The slippery slopes of Davos

The annual meeting of the World Economic Forum (WEF) will be a markedly chilly affair that even the promise of free Toblerone won’t be able to ease. Davos 2009 marks the first time that the world’s leading business men and women have found themselves coming face-to-face with a true economic behemoth and it’s no surprise that commentators and economists are eager to see what they plan to do about it.

In this week’s Money, we examine the options available in the current credit-less environment and whether a failure so far to think beyond economic orthodoxy will negate any attempt made by the WEF to kick-start a recovery. This will allow us to examine what such an economic recovery would look like and what implications this would carry for prospective university graduates as they join the labour force over the next five to ten years.

Some indication of what to expect was already provided by the WEF’s Dubai conference back in November. Though criticised at the time for its failure to provide any innovative solutions, the recommendations that were made nevertheless indicated a growing tolerance – rather than acceptance – of ideas that had, in the past, only resided on the fringes of the policymaking mainstream.

One of the more popular notions that began to gain currency last weekend was a realisation of “entrepreneurship in the global public interest”: that private business should work with, rather than simply within, communities by accepting their responsibility to their employees and to their customers. In contrast to the last decade, when globalisation provided multinational companies with the opportunity to abandon western labour markets for the cheaper options available in the south, firms are now beginning to realise the underlying importance that their original consumers held.

Is this strategy feasible though? For one thing, can fickle consumers be trusted to reciprocate to this offer? Because despite any attempt to artificially raise wages, consumers will nevertheless demand the cheapest prices, especially at a time when they are becoming more price conscious. In other words, efforts to work within the community are only likely to jeopardise business further.

This is the paradox that the WEF finds itself in. Despite paying lip service to a more cosmopolitan approach to capitalism, its members are still fundamentally driven by the naive belief that “The crisis is not reflective of a failed economic system”, prompting the question as to whether we should in fact be looking towards the people that caused this problem in the first place.

But who else, if anyone, has the authority to lead us out of this recession? The G20 meeting held in Washington DC last November ironically confirmed the limited role that politicians can now serve in the economy. For although promises of dismantling remaining protectionist measures and an agreement to create a ‘college of supervisors’ to oversee the financial services, the nature of international finance is such that it cannot be managed in this way.

The best that our politicians can therefore do is take away potential barriers. But without any positive motivation, recovery is not always guaranteed. This is arguably not a surprising fate for the West, which remains fundamentally driven by a neoliberal understanding of economics, which has so far served to paralyse any attempt at restructuring the global economy.

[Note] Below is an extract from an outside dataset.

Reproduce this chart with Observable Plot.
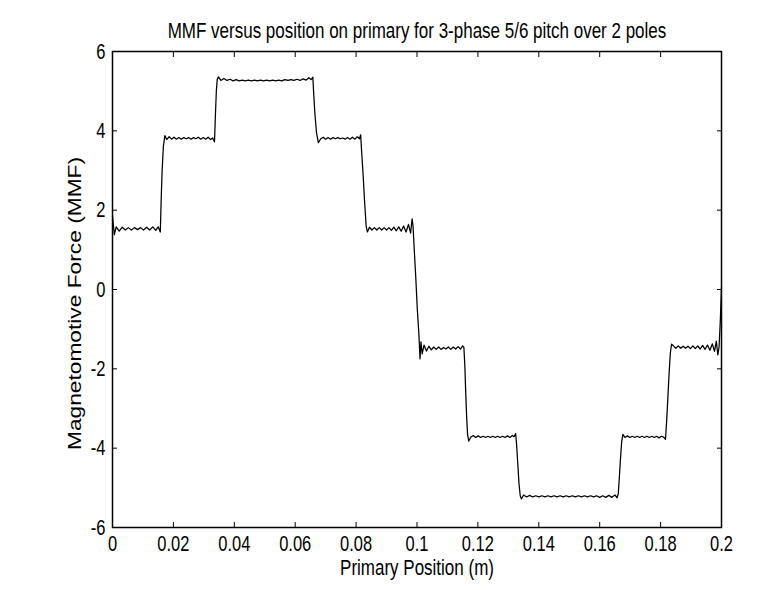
<!DOCTYPE html>
<html>
<head>
<meta charset="utf-8">
<script src="https://cdn.jsdelivr.net/npm/d3@7"></script>
<script src="https://cdn.jsdelivr.net/npm/@observablehq/plot@0.6"></script>
<style>
  html, body { margin: 0; padding: 0; background: #fff; }
  #chart { width: 778px; height: 590px; }
</style>
</head>
<body>
<div id="chart"></div>
<script>
const chartTitle = "MMF versus position on primary for 3-phase 5/6 pitch over 2 poles";
const xLabel = "Primary Position (m)";
const yLabel = "Magnetomotive Force (MMF)";

const xTicks = [0, 0.02, 0.04, 0.06, 0.08, 0.1, 0.12, 0.14, 0.16, 0.18, 0.2];
const yTicks = [-6, -4, -2, 0, 2, 4, 6];

// [position (m), MMF]
const mmfTrace = [
  [0,1.85],[0.0006,1.38],[0.0012,1.58],[0.0022,1.47],[0.0032,1.57],[0.0042,1.5],[0.0052,1.56],[0.0062,1.5],[0.0072,1.56],[0.0082,1.51],
  [0.0092,1.56],[0.0102,1.5],[0.0112,1.57],[0.0122,1.5],[0.0132,1.58],[0.0142,1.49],[0.0150,1.58],[0.0157,1.45],
  [0.0160,2.3],[0.0163,3.0],[0.0167,3.6],[0.0172,3.88],
  [0.0178,3.78],[0.0186,3.85],[0.0194,3.79],[0.0202,3.84],[0.0210,3.79],[0.0218,3.83],[0.0226,3.79],[0.0234,3.83],[0.0242,3.8],[0.0250,3.83],
  [0.0258,3.79],[0.0266,3.83],[0.0274,3.8],[0.0282,3.84],[0.0290,3.79],[0.0298,3.83],[0.0306,3.79],[0.0314,3.84],[0.0322,3.78],[0.0329,3.82],[0.0335,3.72],
  [0.0338,4.4],[0.0341,5.0],[0.0344,5.3],[0.0348,5.36],
  [0.0356,5.27],[0.0366,5.32],[0.0376,5.27],[0.0386,5.3],[0.0396,5.26],[0.0406,5.29],[0.0416,5.26],[0.0426,5.28],[0.0436,5.26],[0.0446,5.28],
  [0.0456,5.26],[0.0466,5.28],[0.0476,5.26],[0.0486,5.28],[0.0496,5.26],[0.0506,5.28],[0.0516,5.26],[0.0526,5.28],[0.0536,5.26],[0.0546,5.28],
  [0.0556,5.26],[0.0566,5.29],[0.0576,5.27],[0.0586,5.29],[0.0596,5.27],[0.0606,5.3],[0.0616,5.27],[0.0626,5.31],[0.0636,5.28],[0.0645,5.34],
  [0.0652,5.29],[0.0658,5.35],
  [0.0661,4.9],[0.0665,4.4],[0.0670,3.95],[0.0676,3.7],
  [0.0684,3.8],[0.0692,3.84],[0.0700,3.79],[0.0708,3.83],[0.0716,3.79],[0.0724,3.83],[0.0732,3.8],[0.0740,3.83],[0.0748,3.8],[0.0756,3.82],
  [0.0764,3.79],[0.0772,3.83],[0.0780,3.79],[0.0788,3.84],[0.0796,3.79],[0.0804,3.85],[0.0811,3.8],[0.0815,3.9],
  [0.0818,3.5],[0.0823,2.9],[0.0828,2.2],[0.0833,1.6],[0.0837,1.45],
  [0.0844,1.57],[0.0852,1.5],[0.0860,1.56],[0.0868,1.5],[0.0876,1.56],[0.0884,1.5],[0.0892,1.56],[0.0900,1.5],[0.0908,1.56],[0.0916,1.49],
  [0.0924,1.57],[0.0932,1.48],[0.0940,1.58],[0.0948,1.47],[0.0956,1.6],[0.0964,1.45],[0.0972,1.64],[0.0979,1.42],[0.0984,1.78],[0.0987,1.6],
  [0.0991,1.0],[0.0996,0.3],[0.1001,-0.5],[0.1006,-1.1],[0.1010,-1.75],
  [0.1013,-1.32],[0.1017,-1.62],[0.1023,-1.4],[0.1031,-1.55],[0.1039,-1.43],[0.1047,-1.52],[0.1055,-1.45],[0.1063,-1.51],[0.1071,-1.45],[0.1079,-1.51],
  [0.1087,-1.46],[0.1095,-1.5],[0.1103,-1.45],[0.1111,-1.51],[0.1119,-1.45],[0.1127,-1.5],[0.1135,-1.44],[0.1143,-1.5],[0.1150,-1.42],[0.1154,-1.46],
  [0.1157,-1.9],[0.1160,-2.6],[0.1163,-3.2],[0.1166,-3.65],[0.1170,-3.82],
  [0.1177,-3.72],[0.1185,-3.68],[0.1193,-3.73],[0.1201,-3.69],[0.1209,-3.73],[0.1217,-3.7],[0.1225,-3.73],[0.1233,-3.7],[0.1241,-3.73],[0.1249,-3.7],
  [0.1257,-3.73],[0.1265,-3.7],[0.1273,-3.73],[0.1281,-3.7],[0.1289,-3.73],[0.1297,-3.69],[0.1305,-3.73],[0.1313,-3.68],[0.1319,-3.71],[0.1324,-3.63],
  [0.1327,-3.9],[0.1331,-4.4],[0.1335,-4.9],[0.1339,-5.2],[0.1343,-5.28],
  [0.1350,-5.18],[0.1360,-5.23],[0.1370,-5.19],[0.1380,-5.23],[0.1390,-5.2],[0.1400,-5.23],[0.1410,-5.2],[0.1420,-5.23],[0.1430,-5.2],[0.1440,-5.23],
  [0.1450,-5.2],[0.1460,-5.23],[0.1470,-5.2],[0.1480,-5.23],[0.1490,-5.2],[0.1500,-5.23],[0.1510,-5.2],[0.1520,-5.23],[0.1530,-5.2],[0.1540,-5.23],
  [0.1550,-5.2],[0.1560,-5.23],[0.1570,-5.2],[0.1580,-5.23],[0.1590,-5.2],[0.1600,-5.24],[0.1610,-5.2],[0.1620,-5.24],[0.1630,-5.19],[0.1640,-5.24],
  [0.1650,-5.18],[0.1657,-5.25],[0.1661,-5.15],
  [0.1664,-4.8],[0.1668,-4.3],[0.1672,-3.85],[0.1676,-3.65],
  [0.1683,-3.73],[0.1691,-3.69],[0.1699,-3.73],[0.1707,-3.7],[0.1715,-3.73],[0.1723,-3.7],[0.1731,-3.73],[0.1739,-3.7],[0.1747,-3.73],[0.1755,-3.7],
  [0.1763,-3.73],[0.1771,-3.7],[0.1779,-3.73],[0.1787,-3.7],[0.1795,-3.74],[0.1803,-3.7],[0.1810,-3.72],[0.1816,-3.78],
  [0.1820,-3.3],[0.1824,-2.7],[0.1828,-2.1],[0.1832,-1.6],[0.1836,-1.38],
  [0.1842,-1.42],[0.1850,-1.48],[0.1858,-1.42],[0.1866,-1.48],[0.1874,-1.43],[0.1882,-1.48],[0.1890,-1.43],[0.1898,-1.49],[0.1906,-1.42],[0.1914,-1.49],
  [0.1922,-1.42],[0.1930,-1.5],[0.1938,-1.41],[0.1946,-1.51],[0.1954,-1.4],[0.1962,-1.53],[0.1970,-1.37],[0.1977,-1.56],[0.1983,-1.3],[0.1988,-1.65],
  [0.1992,-1.45],[0.1996,-0.8],[0.2,0.05]
];

const font = '"Liberation Sans", Arial, Helvetica, sans-serif';
const stretch = 1.3; // the scanned figure's text is taller than it is wide

const data = mmfTrace.map(([x, y]) => ({x, y}));

const chart = Plot.plot({
  width: 778,
  height: 590,
  marginLeft: 112,
  marginRight: 57,
  marginTop: 51,
  marginBottom: 63,
  style: {fontFamily: font, fontSize: "16.5px", background: "#fff", color: "#000", overflow: "visible"},
  x: {domain: [0, 0.2]},
  y: {domain: [-6, 6]},
  marks: [
    Plot.axisX(xTicks, {anchor: "bottom", tickSize: -5, fill: "none", label: null}),
    Plot.axisX(xTicks, {anchor: "top", tickSize: -5, fill: "none", label: null}),
    Plot.axisY(yTicks, {anchor: "left", tickSize: -5, fill: "none", label: null}),
    Plot.axisY(yTicks, {anchor: "right", tickSize: -5, fill: "none", label: null}),
    Plot.axisX(xTicks, {anchor: "bottom", tickSize: 0, tickPadding: 10, tickFormat: d3.format("~g"), label: null}),
    Plot.axisY(yTicks, {anchor: "left", tickSize: 0, tickPadding: 7, tickFormat: d => String(d), label: null}),
    Plot.line(data, {x: "x", y: "y", stroke: "#000", strokeWidth: 1.25}),
    Plot.frame({stroke: "#000", strokeWidth: 1.5}),
    Plot.text([chartTitle], {frameAnchor: "top", textAnchor: "middle", lineAnchor: "middle", dy: -21, fontSize: 17}),
    Plot.text([xLabel], {frameAnchor: "bottom", textAnchor: "middle", lineAnchor: "middle", dy: 40, fontSize: 17}),
    Plot.text([yLabel], {frameAnchor: "left", textAnchor: "middle", lineAnchor: "middle",
      dx: -37, dy: 14, rotate: -90, fontSize: 17.5})
  ]
});
document.getElementById("chart").appendChild(chart);

// stretch each text along the page's vertical, about its own centre
chart.querySelectorAll("text").forEach(t => {
  const b = t.getBBox();
  const tr = t.getAttribute("transform") || "";
  const cx = b.x + b.width / 2, cy = b.y + b.height / 2;
  const extra = t.textContent === yLabel
    ? `translate(${cx},0) scale(${stretch},1) translate(${-cx},0)`
    : `translate(0,${cy}) scale(1,${stretch}) translate(0,${-cy})`;
  t.setAttribute("transform", (tr + " " + extra).trim());
});
</script>
</body>
</html>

Could we therefore look towards Asia and particularly China? When Deng Xiaoping set China’s path to economic recovery in the late 1970s, Western economists argued that “Only capitalism could save China.” Exactly thirty years later, some commentators are already claiming that “Only China can save capitalism.” China’s wealth entrusts it with the opportunity to not only increase global demand, but also make the necessary donations to realise the IMF’s promised recovery packages.

However, before we get our hopes up too high, we must recognise that China hasn’t escaped the impeding global recession entirely. Construction, electricity consumption and steel demand have all been falling in recent months, while industrial production grew by only 8.2% in the year to October, its slowest for seven years. A reliance on China is therefore a naïve view to take.

This points towards the increasingly inevitable – if not regrettable – conclusion that Davos may well have been the only remaining chance for economic recovery. The problem is that they know it. And as a consequence, don’t be surprised when from beneath the surface of glossy philanthropic posturing, emerges an anticipation that government will reciprocate in their favour.

In other words, businesses will continue doing what they know best: getting economies to compete for their input. In readiness for this, governments are already preparing to protect themselves. NAFTA, the EU and ASEAN remain to keep high import tariffs in place in a bid to attract companies to settle inside these regions, while domestically, resources are already being allocated to investing in future human capital – the UK, for example, has already been promised an extended school leaving age and an expanded Heathrow Airport. The result could be disastrous: unnecessarily inflated prices and a dilution in the value of our qualifications at a time when we should be cooperating to create the necessary expertise to help develop a more innovative, permanent solution to this crisis.

To avoid this, therefore, ministers must ensure that Davos doesn’t get the better of them and the fact that representatives from both the US and UK treasuries will not be attending gives some indication that a few governments recognise this fact. Instead, governments, if not economic regions, must agree consensual tax arrangements and environmental targets, in a bid to overcome the fatal trade diversion that each economy fears. The Davosian man of 2009 may well be no improvement on what he was before, but at least he would be put in his place.